- [What to work on]
Copy from the first line below down to and including the line with "0.0198, 0.0102, 0.0078];". Skip the pictures.

___ Stored data

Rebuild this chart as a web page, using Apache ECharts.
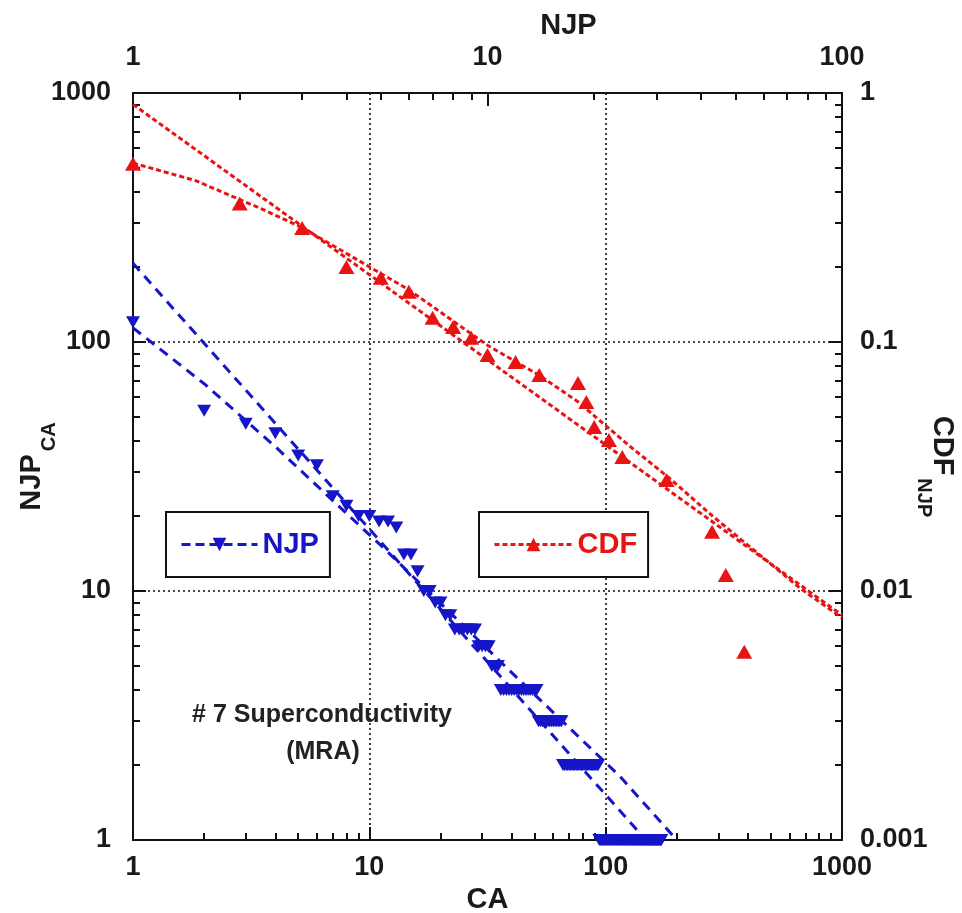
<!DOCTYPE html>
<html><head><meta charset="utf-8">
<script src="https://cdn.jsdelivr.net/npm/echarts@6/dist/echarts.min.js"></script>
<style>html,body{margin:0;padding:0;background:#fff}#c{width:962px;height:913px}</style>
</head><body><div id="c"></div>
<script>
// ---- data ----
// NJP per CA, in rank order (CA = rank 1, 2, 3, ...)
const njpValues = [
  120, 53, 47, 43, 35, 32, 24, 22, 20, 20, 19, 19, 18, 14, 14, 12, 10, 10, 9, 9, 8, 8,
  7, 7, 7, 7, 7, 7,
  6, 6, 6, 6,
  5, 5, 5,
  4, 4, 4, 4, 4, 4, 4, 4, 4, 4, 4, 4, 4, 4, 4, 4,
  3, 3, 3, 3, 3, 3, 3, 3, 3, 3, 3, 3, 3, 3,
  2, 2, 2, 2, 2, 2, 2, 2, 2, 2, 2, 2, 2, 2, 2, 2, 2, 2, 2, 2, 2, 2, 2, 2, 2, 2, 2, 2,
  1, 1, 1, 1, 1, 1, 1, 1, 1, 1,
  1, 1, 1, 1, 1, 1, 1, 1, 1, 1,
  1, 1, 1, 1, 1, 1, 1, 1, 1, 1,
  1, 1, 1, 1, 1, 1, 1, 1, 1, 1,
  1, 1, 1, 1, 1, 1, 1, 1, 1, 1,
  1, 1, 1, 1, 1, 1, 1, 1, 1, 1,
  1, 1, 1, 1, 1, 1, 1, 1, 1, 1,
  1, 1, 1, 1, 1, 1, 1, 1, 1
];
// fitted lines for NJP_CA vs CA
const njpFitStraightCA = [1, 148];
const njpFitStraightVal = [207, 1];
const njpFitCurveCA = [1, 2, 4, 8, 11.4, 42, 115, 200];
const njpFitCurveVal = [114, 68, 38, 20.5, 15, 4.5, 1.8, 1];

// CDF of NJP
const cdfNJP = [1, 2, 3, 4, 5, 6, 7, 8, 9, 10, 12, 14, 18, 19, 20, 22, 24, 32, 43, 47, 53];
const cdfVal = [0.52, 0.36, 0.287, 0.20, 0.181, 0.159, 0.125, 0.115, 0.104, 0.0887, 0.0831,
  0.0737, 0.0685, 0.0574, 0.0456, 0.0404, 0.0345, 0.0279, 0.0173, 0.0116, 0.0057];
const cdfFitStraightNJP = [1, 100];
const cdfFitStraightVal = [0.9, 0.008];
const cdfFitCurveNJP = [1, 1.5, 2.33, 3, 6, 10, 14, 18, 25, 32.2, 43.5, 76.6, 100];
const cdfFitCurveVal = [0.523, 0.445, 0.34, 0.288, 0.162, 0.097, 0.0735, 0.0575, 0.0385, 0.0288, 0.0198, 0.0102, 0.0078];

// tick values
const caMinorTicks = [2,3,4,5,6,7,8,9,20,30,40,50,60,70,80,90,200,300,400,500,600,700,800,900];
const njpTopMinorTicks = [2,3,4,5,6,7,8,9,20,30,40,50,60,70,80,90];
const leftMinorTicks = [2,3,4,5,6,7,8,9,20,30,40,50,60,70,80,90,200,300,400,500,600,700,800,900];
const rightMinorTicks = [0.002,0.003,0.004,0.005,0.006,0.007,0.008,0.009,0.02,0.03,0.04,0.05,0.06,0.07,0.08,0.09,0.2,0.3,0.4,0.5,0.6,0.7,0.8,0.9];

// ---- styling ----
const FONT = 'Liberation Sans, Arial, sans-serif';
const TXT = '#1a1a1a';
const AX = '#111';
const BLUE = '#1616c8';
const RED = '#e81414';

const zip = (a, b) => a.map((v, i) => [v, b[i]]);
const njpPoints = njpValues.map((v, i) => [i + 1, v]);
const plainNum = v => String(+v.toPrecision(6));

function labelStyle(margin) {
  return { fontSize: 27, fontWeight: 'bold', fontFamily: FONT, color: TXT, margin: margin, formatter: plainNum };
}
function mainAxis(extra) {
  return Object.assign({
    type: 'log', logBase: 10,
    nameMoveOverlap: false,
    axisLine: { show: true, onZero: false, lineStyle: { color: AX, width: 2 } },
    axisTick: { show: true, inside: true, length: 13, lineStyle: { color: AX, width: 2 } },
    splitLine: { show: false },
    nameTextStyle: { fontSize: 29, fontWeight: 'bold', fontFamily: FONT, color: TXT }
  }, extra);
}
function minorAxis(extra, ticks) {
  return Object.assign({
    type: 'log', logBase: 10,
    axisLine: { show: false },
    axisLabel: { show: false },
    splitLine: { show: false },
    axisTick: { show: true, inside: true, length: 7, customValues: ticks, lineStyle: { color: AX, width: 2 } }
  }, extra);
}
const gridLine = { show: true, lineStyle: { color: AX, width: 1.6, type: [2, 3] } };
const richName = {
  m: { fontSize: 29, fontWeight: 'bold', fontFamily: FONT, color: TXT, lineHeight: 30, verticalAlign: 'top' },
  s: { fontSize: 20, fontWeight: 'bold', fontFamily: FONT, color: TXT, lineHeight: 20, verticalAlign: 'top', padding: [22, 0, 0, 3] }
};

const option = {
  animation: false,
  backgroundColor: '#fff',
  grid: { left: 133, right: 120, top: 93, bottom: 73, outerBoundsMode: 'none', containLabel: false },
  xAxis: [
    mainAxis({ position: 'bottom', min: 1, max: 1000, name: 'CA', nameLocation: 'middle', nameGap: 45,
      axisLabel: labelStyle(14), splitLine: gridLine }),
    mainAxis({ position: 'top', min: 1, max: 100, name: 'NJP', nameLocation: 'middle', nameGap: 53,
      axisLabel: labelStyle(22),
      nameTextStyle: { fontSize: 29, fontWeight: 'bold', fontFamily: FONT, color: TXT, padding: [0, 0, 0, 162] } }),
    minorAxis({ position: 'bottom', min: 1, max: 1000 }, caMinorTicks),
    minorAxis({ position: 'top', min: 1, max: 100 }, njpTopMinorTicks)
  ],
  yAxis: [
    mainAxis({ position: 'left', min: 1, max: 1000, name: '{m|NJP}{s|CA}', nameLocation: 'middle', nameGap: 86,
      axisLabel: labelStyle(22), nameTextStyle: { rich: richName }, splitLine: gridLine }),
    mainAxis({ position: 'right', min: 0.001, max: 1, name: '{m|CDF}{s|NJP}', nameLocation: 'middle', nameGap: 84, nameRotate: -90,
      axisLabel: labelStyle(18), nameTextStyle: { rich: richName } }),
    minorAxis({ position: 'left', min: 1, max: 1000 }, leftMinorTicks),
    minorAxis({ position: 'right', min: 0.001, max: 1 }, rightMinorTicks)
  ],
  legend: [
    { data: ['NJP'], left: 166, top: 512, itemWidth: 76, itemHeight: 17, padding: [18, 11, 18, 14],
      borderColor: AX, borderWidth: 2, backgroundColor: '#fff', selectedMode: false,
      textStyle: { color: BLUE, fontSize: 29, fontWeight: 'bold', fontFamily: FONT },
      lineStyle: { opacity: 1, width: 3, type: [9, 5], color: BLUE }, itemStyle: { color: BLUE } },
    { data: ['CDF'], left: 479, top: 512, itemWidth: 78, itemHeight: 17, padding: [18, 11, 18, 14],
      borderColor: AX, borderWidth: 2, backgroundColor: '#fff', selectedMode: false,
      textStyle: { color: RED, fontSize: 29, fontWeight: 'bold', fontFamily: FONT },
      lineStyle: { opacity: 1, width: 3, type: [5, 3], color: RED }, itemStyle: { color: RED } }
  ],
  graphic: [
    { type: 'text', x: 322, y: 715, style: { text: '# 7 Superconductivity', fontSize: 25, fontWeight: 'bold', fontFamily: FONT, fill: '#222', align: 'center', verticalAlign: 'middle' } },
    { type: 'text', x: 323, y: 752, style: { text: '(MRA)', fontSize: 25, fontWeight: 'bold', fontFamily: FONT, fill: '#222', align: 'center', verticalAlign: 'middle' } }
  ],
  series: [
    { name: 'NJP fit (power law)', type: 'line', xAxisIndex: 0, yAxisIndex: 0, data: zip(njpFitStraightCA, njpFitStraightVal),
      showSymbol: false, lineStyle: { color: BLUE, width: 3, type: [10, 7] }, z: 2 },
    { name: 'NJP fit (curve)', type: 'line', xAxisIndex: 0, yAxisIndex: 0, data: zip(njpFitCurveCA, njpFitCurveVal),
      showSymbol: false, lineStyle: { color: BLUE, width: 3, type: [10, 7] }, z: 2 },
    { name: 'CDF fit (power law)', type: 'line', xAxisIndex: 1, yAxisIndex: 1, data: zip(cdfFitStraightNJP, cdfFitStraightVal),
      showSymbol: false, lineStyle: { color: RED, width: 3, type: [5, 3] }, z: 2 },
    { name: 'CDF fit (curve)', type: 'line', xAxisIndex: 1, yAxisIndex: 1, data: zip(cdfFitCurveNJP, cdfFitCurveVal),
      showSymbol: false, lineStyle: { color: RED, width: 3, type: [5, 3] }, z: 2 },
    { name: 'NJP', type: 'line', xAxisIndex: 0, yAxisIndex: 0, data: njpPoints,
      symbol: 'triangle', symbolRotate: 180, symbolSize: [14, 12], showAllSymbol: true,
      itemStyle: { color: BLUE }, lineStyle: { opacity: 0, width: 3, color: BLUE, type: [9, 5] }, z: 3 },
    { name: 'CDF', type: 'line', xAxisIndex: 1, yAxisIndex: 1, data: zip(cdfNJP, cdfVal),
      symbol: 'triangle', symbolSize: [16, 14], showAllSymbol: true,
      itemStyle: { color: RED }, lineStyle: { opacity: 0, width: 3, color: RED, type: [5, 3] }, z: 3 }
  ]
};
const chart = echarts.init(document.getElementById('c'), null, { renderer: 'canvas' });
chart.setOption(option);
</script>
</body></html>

______

- [Problem solution]
Rebuild this chart as a web page, using Apache ECharts.
<!DOCTYPE html>
<html><head><meta charset="utf-8">
<script src="https://cdn.jsdelivr.net/npm/echarts@6/dist/echarts.min.js"></script>
<style>html,body{margin:0;padding:0;background:#fff}#c{width:962px;height:913px}</style>
</head><body><div id="c"></div>
<script>
// ---- data ----
// NJP per CA, in rank order (CA = rank 1, 2, 3, ...)
const njpValues = [
  120, 53, 47, 43, 35, 32, 24, 22, 20, 20, 19, 19, 18, 14, 14, 12, 10, 10, 9, 9, 8, 8,
  7, 7, 7, 7, 7, 7,
  6, 6, 6, 6,
  5, 5, 5,
  4, 4, 4, 4, 4, 4, 4, 4, 4, 4, 4, 4, 4, 4, 4, 4,
  3, 3, 3, 3, 3, 3, 3, 3, 3, 3, 3, 3, 3, 3,
  2, 2, 2, 2, 2, 2, 2, 2, 2, 2, 2, 2, 2, 2, 2, 2, 2, 2, 2, 2, 2, 2, 2, 2, 2, 2, 2, 2,
  1, 1, 1, 1, 1, 1, 1, 1, 1, 1,
  1, 1, 1, 1, 1, 1, 1, 1, 1, 1,
  1, 1, 1, 1, 1, 1, 1, 1, 1, 1,
  1, 1, 1, 1, 1, 1, 1, 1, 1, 1,
  1, 1, 1, 1, 1, 1, 1, 1, 1, 1,
  1, 1, 1, 1, 1, 1, 1, 1, 1, 1,
  1, 1, 1, 1, 1, 1, 1, 1, 1, 1,
  1, 1, 1, 1, 1, 1, 1, 1, 1
];
// fitted lines for NJP_CA vs CA
const njpFitStraightCA = [1, 148];
const njpFitStraightVal = [207, 1];
const njpFitCurveCA = [1, 2, 4, 8, 11.4, 42, 115, 200];
const njpFitCurveVal = [114, 68, 38, 20.5, 15, 4.5, 1.8, 1];

// CDF of NJP
const cdfNJP = [1, 2, 3, 4, 5, 6, 7, 8, 9, 10, 12, 14, 18, 19, 20, 22, 24, 32, 43, 47, 53];
const cdfVal = [0.52, 0.36, 0.287, 0.20, 0.181, 0.159, 0.125, 0.115, 0.104, 0.0887, 0.0831,
  0.0737, 0.0685, 0.0574, 0.0456, 0.0404, 0.0345, 0.0279, 0.0173, 0.0116, 0.0057];
const cdfFitStraightNJP = [1, 100];
const cdfFitStraightVal = [0.9, 0.008];
const cdfFitCurveNJP = [1, 1.5, 2.33, 3, 6, 10, 14, 18, 25, 32.2, 43.5, 76.6, 100];
const cdfFitCurveVal = [0.523, 0.445, 0.34, 0.288, 0.162, 0.097, 0.0735, 0.0575, 0.0385, 0.0288, 0.0198, 0.0102, 0.0078];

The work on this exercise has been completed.